A.D. : Comment fonctionne t-on quand on n'a pas de distributeur pour pouvoir diffuser son film et lui donner de l'écho ?

L.B. : On a fait des projections à Paris, au village des producteurs, à Tours; je fais aussi des ateliers avec les scolaires, je pense donc organiser des projections en milieu scolaire.

    Après, le but du jeu est que le film serve de carte de visite. S'il n'est pas forcément diffusé dans des salles de cinéma c'est surtout un moyen de dire : voilà ce que l'on fait sans argent, c'est plutôt chouette, donc maintenant, financez-nous ! Ça donne du sérieux à nos projets.

A.D. : Parlez-nous alors de votre prochain film...

L.B. : Il s'appelle Le plongeoir, ça dure une quinzaine de minutes. C'est presque une blague.

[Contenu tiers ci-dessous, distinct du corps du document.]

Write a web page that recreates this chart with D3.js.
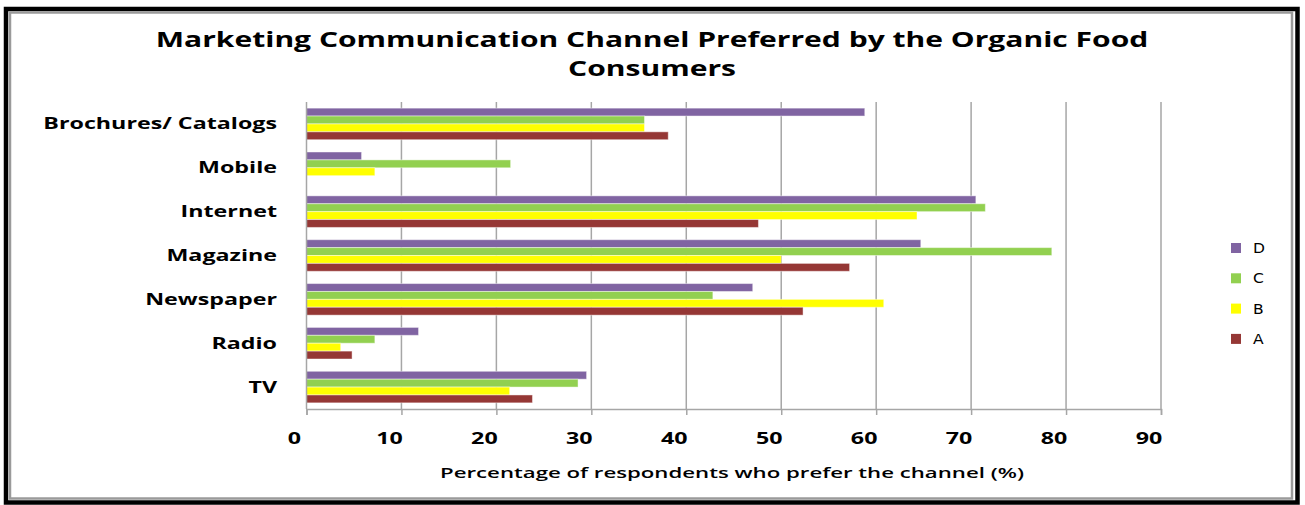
<!DOCTYPE html>
<html><head><meta charset="utf-8">
<script src="https://cdn.jsdelivr.net/npm/d3@7"></script>
<style>body{margin:0;background:#fff}svg{display:block}</style>
</head><body><svg id="c" width="1305" height="505"></svg>
<script>
const titleLines = ["Marketing Communication Channel Preferred by the Organic Food", "Consumers"];
const categories = ["Brochures/ Catalogs", "Mobile", "Internet", "Magazine", "Newspaper", "Radio", "TV"];
const seriesNames = ["D", "C", "B", "A"];
const seriesColors = ["#8064A2", "#92D050", "#FFFF00", "#953735"];
const valuesD = [58.8, 5.8, 70.5, 64.7, 47.0, 11.8, 29.5];
const valuesC = [35.6, 21.5, 71.5, 78.5, 42.8, 7.2, 28.6];
const valuesB = [35.6, 7.2, 64.3, 50.0, 60.8, 3.6, 21.4];
const valuesA = [38.1, 0, 47.6, 57.2, 52.3, 4.8, 23.8];
const xTicks = [0, 10, 20, 30, 40, 50, 60, 70, 80, 90];
const xTitle = "Percentage of respondents who prefer the channel (%)";

const seriesValues = {D: valuesD, C: valuesC, B: valuesB, A: valuesA};
const SX = 1.5;
const svg = d3.select("#c");

// frame
svg.append("rect").attr("x", 6).attr("y", 9).attr("width", 1291.5).attr("height", 493.5)
  .attr("fill", "#fff").attr("stroke", "#000").attr("stroke-width", 4.5);
svg.append("rect").attr("x", 10).attr("y", 12.5).attr("width", 1282).attr("height", 486)
  .attr("fill", "none").attr("stroke", "#9a9a9a").attr("stroke-width", 2.5);

const x = d3.scaleLinear().domain([0, 90]).range([306.5, 1161]);
const y = d3.scaleBand().domain(categories).range([102, 409]).paddingInner(0.28).paddingOuter(0.14);
const ys = d3.scaleBand().domain(seriesNames).range([0, y.bandwidth()]);

// gridlines
svg.append("g").selectAll("line").data(xTicks.slice(1)).join("line")
  .attr("x1", d => x(d)).attr("x2", d => x(d)).attr("y1", 102).attr("y2", 409)
  .attr("stroke", "#a6a6a6").attr("stroke-width", 1.5);

// bars
const rows = [];
categories.forEach((c, i) => seriesNames.forEach((s, j) => rows.push({c, s, v: seriesValues[s][i], col: seriesColors[j]})));
svg.append("g").selectAll("rect").data(rows.filter(d => d.v > 0)).join("rect")
  .attr("x", x(0)).attr("y", d => y(d.c) + ys(d.s))
  .attr("width", d => x(d.v) - x(0)).attr("height", ys.bandwidth())
  .attr("fill", d => d.col).attr("stroke", "#fff").attr("stroke-opacity", 0.45).attr("stroke-width", 1);

// axes
const xAxis = d3.axisBottom(x).tickValues(xTicks).tickSize(6).tickFormat("");
const gx = svg.append("g").attr("transform", "translate(0,409)").call(xAxis);
gx.select(".domain").attr("stroke", "#a6a6a6").attr("stroke-width", 1.5);
gx.selectAll(".tick line").attr("stroke", "#a6a6a6").attr("stroke-width", 1.5);
svg.append("line").attr("x1", x(0)).attr("x2", x(0)).attr("y1", 102).attr("y2", 409)
  .attr("stroke", "#a6a6a6").attr("stroke-width", 1.5);

// tick labels
svg.append("g").selectAll("text").data(xTicks).join("text")
  .attr("transform", d => `translate(${x(d) - 12},444) scale(${SX},1)`)
  .attr("text-anchor", "middle").attr("font-family", "'Open Sans', sans-serif")
  .attr("font-weight", 700).attr("font-size", 15.5).attr("fill", "#000").text(d => d);

// category labels
svg.append("g").selectAll("text").data(categories).join("text")
  .attr("transform", d => `translate(277,${y(d) + y.bandwidth() / 2 + 5.5}) scale(${SX},1)`)
  .attr("text-anchor", "end").attr("font-family", "'Open Sans', sans-serif")
  .attr("font-weight", 700).attr("font-size", 15.5).attr("fill", "#000").text(d => d);

// axis title
svg.append("text").attr("transform", `translate(732,477.5) scale(${SX},1)`)
  .attr("text-anchor", "middle").attr("font-family", "'Open Sans', sans-serif")
  .attr("font-weight", 600).attr("font-size", 14.8).attr("fill", "#000").text(xTitle);

// title
svg.append("g").selectAll("text").data(titleLines).join("text")
  .attr("transform", (d, i) => `translate(652,${47 + i * 29}) scale(1.43,1)`)
  .attr("text-anchor", "middle").attr("font-family", "'Open Sans', sans-serif")
  .attr("font-weight", 700).attr("font-size", 21).attr("fill", "#000").text(d => d);

// legend
const lg = svg.append("g").selectAll("g").data(seriesNames).join("g")
  .attr("transform", (d, i) => `translate(1231,${243 + i * 30.3})`);
lg.append("rect").attr("width", 10).attr("height", 10).attr("fill", (d, i) => seriesColors[i]);
lg.append("text").attr("transform", "translate(22,10) scale(1.15,1)").attr("font-family", "'DejaVu Sans', sans-serif")
  .attr("font-size", 13.5).attr("fill", "#000").text(d => d);
</script></body></html>
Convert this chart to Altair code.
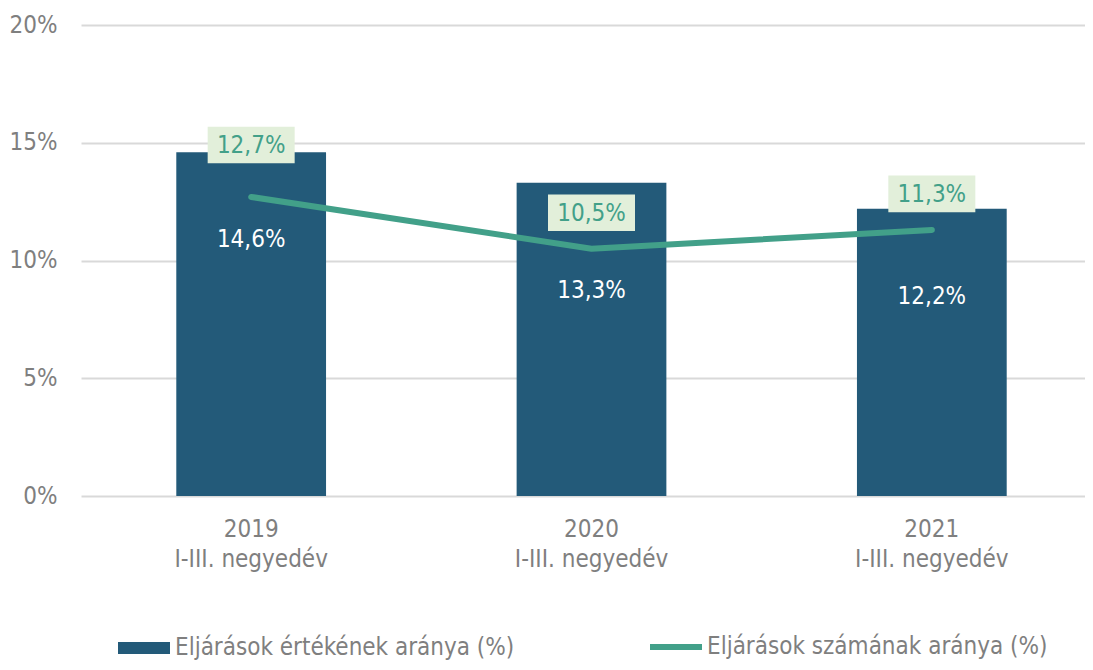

    C'est quelqu'un qui amène, dans une voiture, un dimanche matin, son copain au bord d'une plage, au mois d'octobre. C'est désert, c'est très gris. Il y a juste un immense plongeoir et il demande à son copain de le filmer sautant du plongeoir car il se persuade qu'en sautant de ce plongeoir, il va séduire la fille dont il est très amoureux.

    C'est presque une blague, mais on va essayer de voir ce qu'il y a derrière ce geste amoureux. Je trouve, qu'aujourd'hui, c'est encore un peu mou, mais on s'aide avec facebook ou par texto... Je trouve que plonger ça relève la dimension du courage.

A.D. : J'imagine que vous avez d'autres projets d'écriture et de réalisation en cours ?

L.B. : Oui ! J'ai compté, j'en ai cinq en ce moment, c'est trop peut être ?! Dont un moyen-métrage, une adaptation d'une nouvelle de Jack London Rien que de la viande, assez violente...

    Mon ambition c'est de faire des films, c'est une nécessité pour moi. Mais je m'en fiche un un peu de ''rentrer'' ou non dans le milieu du cinéma...

A.D. : Quels sont les réalisateurs qui vous ont influencé ?

L.B. : Sur Le Commencement, on a beaucoup pensé à Renoir et Tarkovski, qui a été très important pour moi.

    En ce moment je suis un peu obsédé par Pakula, (Les hommes du président). Je n'arrête pas de regarder ce film! Et cela influence bien entendu ce que j'écris.